Reallocate on Snaplock aggregate after disk addition

We are expanding our Snaplocked aggregates by a couple of disks, and are trying to avoid creating "hot disks".

Can you run reallocate on Snaplock aggregates? Would there be any benefits?

I think it would be similar to running reallocate on volumes with snapshots, which means very little benefits.

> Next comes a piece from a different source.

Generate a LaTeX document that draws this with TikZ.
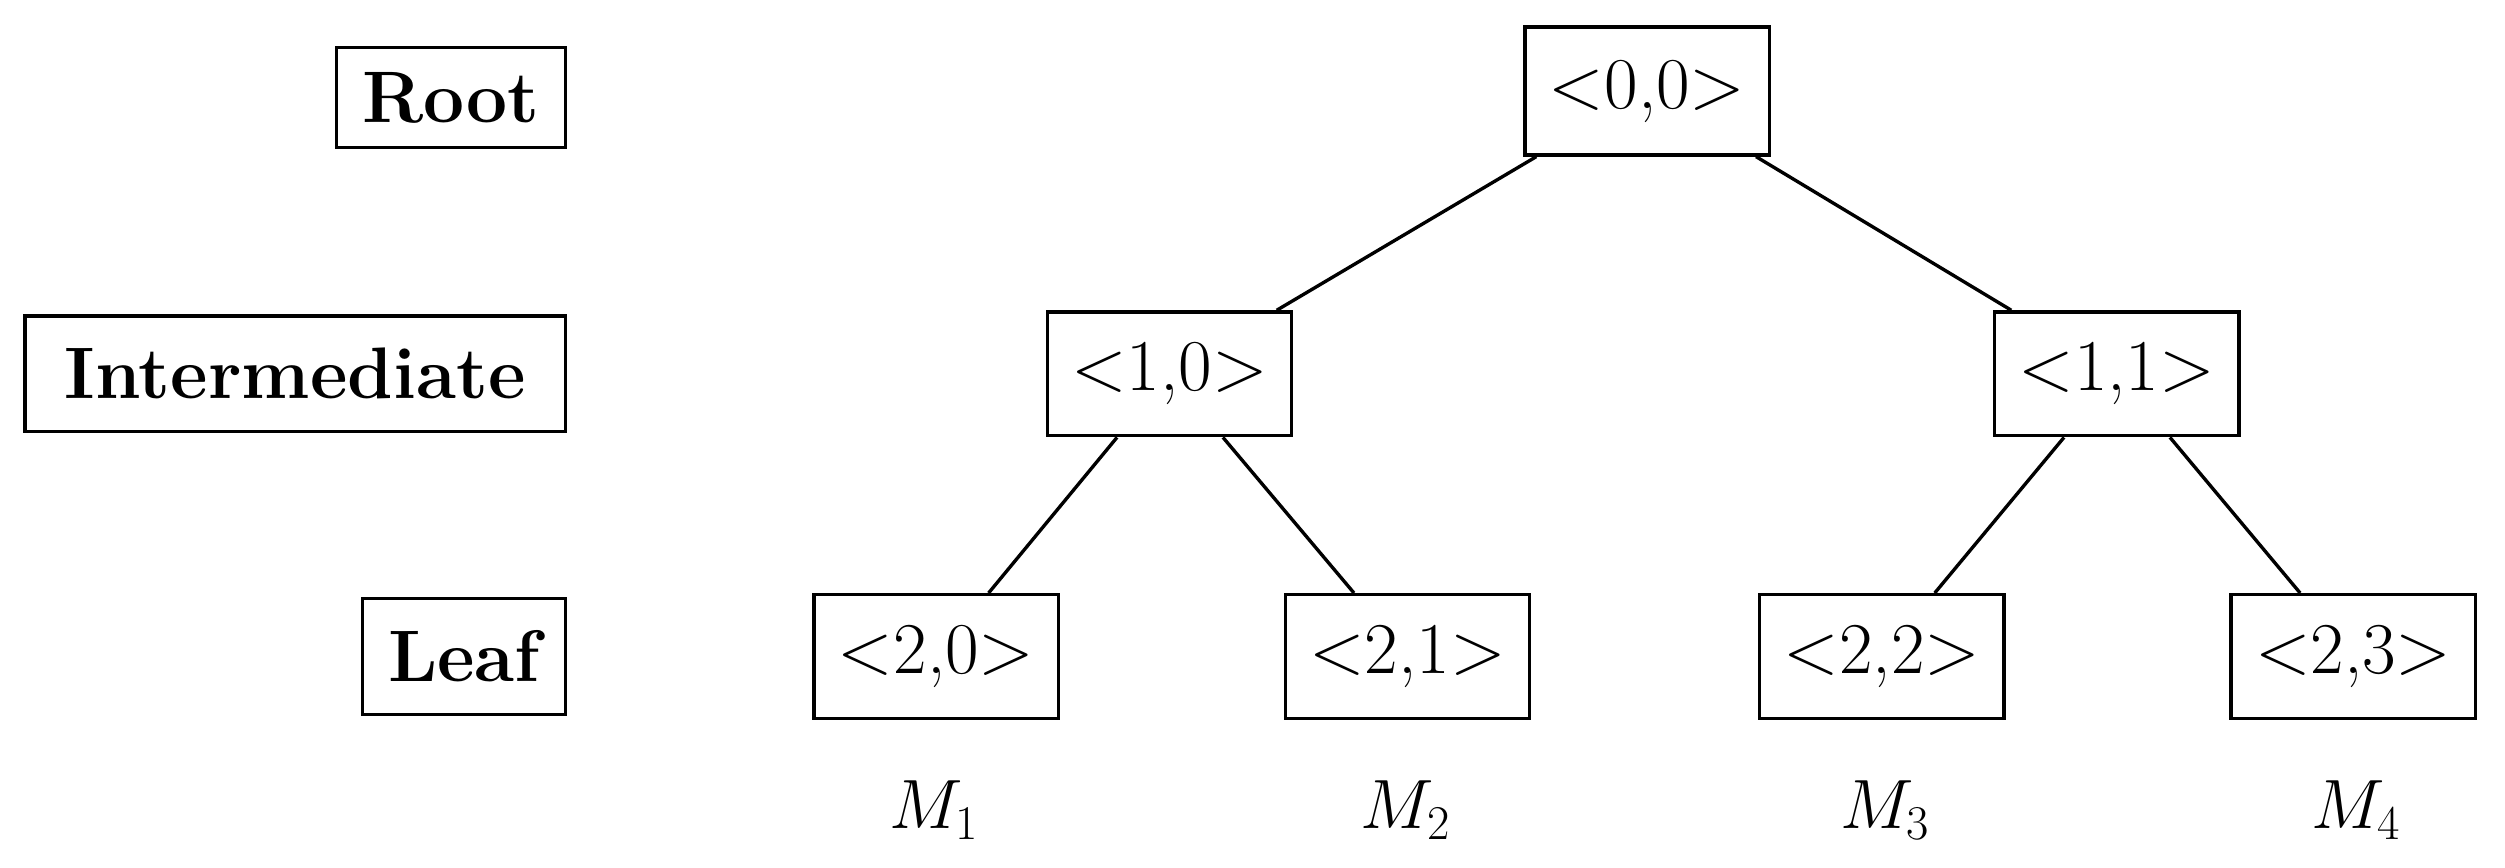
\documentclass[tikz,border=0pt]{standalone}
\begin{document}
\begin{tikzpicture}[x=0.02cm,y=-0.02cm,
  box/.style={draw,line width=1.2pt,minimum height=1.55cm,inner xsep=0.3cm,font=\fontsize{26}{30}\selectfont},
  lab/.style={draw,line width=1.2pt,minimum height=1.35cm,inner xsep=0.32cm,anchor=east,font=\fontsize{26}{30}\selectfont\bfseries},
  ml/.style={font=\fontsize{26}{30}\selectfont},
  edge/.style={line width=1.2pt}]
\useasboundingbox (0,0) rectangle (1568,543);
\node[lab,minimum height=1.25cm] (root) at (355,61) {Root};
\node[lab,minimum height=1.45cm,inner xsep=0.5cm] (inter) at (355,234) {Intermediate};
\node[lab,minimum height=1.45cm] (leaf) at (355,411) {Leaf};
\node[box,minimum height=1.6cm] (n00) at (1031,57) {<0,0>};
\node[box] (n10) at (732,234) {<1,0>};
\node[box] (n11) at (1325,234) {<1,1>};
\node[box] (n20) at (586,411) {<2,0>};
\node[box] (n21) at (881,411) {<2,1>};
\node[box] (n22) at (1178,411) {<2,2>};
\node[box] (n23) at (1473,411) {<2,3>};
\node[ml] (m1) at (585,507) {$M_1$};
\node[ml] (m2) at (880,507) {$M_2$};
\node[ml] (m3) at (1180,507) {$M_3$};
\node[ml] (m4) at (1475,507) {$M_4$};
\draw[edge] (n00) -- (n10);
\draw[edge] (n00) -- (n11);
\draw[edge] (n10) -- (n20);
\draw[edge] (n10) -- (n21);
\draw[edge] (n11) -- (n22);
\draw[edge] (n11) -- (n23);
\end{tikzpicture}
\end{document}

Has anyone

done this and seen results?

Thanks.

Re: Reallocate on Snaplock aggregate after disk addition

Hey Fabian,

(I cannot comment on the Snaplock part)

I have worked on filers which were under tremendous load, and every once of performance we could squeeze out of them was important.

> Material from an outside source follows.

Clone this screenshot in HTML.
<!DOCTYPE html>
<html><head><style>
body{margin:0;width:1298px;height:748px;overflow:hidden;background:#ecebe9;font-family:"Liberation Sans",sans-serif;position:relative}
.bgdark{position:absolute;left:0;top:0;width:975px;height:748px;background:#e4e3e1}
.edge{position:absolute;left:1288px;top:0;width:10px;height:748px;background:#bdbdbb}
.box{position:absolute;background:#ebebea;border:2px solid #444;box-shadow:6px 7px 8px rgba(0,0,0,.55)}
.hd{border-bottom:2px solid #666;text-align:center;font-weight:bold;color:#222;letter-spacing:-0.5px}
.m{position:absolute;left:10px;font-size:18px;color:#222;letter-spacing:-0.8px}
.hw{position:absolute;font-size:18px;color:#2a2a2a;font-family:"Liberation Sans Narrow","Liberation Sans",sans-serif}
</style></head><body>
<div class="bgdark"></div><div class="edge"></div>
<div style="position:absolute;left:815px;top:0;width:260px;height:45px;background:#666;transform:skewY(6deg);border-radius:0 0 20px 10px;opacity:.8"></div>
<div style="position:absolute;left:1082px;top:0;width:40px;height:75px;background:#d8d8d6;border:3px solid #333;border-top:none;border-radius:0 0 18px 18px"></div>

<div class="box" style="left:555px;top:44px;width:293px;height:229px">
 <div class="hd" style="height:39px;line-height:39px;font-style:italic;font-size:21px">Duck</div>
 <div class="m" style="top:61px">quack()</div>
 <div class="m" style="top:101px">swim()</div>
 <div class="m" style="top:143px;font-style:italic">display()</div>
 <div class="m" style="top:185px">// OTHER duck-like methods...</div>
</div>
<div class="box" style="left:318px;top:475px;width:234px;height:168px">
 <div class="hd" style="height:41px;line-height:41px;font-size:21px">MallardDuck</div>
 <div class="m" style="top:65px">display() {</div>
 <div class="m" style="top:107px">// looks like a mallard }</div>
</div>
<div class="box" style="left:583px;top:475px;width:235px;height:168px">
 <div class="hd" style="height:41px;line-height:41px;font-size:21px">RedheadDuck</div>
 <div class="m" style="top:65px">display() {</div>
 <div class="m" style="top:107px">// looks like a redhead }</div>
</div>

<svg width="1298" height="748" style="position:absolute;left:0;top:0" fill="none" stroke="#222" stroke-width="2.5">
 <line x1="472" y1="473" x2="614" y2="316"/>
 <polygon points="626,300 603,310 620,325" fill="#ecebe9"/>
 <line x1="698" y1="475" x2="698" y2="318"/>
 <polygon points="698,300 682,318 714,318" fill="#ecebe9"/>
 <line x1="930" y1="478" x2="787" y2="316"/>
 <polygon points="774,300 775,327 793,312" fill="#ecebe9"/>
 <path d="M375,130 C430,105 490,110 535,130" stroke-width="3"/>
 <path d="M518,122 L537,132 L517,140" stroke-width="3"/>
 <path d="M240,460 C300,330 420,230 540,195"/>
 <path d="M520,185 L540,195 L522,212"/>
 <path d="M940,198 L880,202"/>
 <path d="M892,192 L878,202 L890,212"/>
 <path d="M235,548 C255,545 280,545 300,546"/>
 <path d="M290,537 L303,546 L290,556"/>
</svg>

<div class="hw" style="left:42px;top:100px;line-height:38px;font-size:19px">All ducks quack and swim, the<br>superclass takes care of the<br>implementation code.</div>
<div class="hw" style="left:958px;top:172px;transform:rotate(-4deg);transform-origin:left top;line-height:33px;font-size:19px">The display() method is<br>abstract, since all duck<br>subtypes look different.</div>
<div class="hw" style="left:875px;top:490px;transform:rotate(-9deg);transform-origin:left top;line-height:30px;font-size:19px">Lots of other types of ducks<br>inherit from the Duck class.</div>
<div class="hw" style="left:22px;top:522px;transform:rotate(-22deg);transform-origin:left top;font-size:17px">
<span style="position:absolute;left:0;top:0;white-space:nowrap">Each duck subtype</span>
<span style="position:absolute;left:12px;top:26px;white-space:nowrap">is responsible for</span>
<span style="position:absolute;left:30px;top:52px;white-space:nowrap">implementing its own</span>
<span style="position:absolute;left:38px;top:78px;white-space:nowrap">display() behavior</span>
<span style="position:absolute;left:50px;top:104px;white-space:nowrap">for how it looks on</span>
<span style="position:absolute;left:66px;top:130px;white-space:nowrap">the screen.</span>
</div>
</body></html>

Yes I have done WAFL reallocate on Trad Vols in the old days, which are essentially what AGGR's are today.

Yes I have seen performance improvement and the elimination of "hot disks", I would recommend it based on the following constraints.

1.     You always will have a chance of data loss running this command, so make sure your management is aware of this factor. (backups, risk mitigation, etc)

2.     You really need the faster performance for the environment, vs a like too have.

Hope this helps.

Anthony Feigl

Re: Reallocate on Snaplock aggregate after disk addition

Hey Anthony,

We currently have reallocate scheduled and running on all our volumes that don't contain Snapshots.

I see the improvements on these specific volumes, but with Snaplock, we are unsure if we can

eliminate these hot disks. I've searched the NOW site and have found nothing. Are you aware of any

documentation detailing reallocate on snaplock volumes/aggregates?

Thanks for the help

Re: Reallocate on Snaplock aggregate after disk addition

Hi Fabian,

Currently the reallocate command isn't supported on SnapLock aggregates.

Thanks,

S.Naresh

Re: Reallocate on Snaplock aggregate after disk addition

To my knowledge its never been best practice to add a couple of disks at the time. for the exact reason you mention; avoid hot spots.

Add many disks and you ll be fine. i know this answer does not sit well with those that pay the bill for the disks but hey... thats the answer

anyways to avoid degraded performance.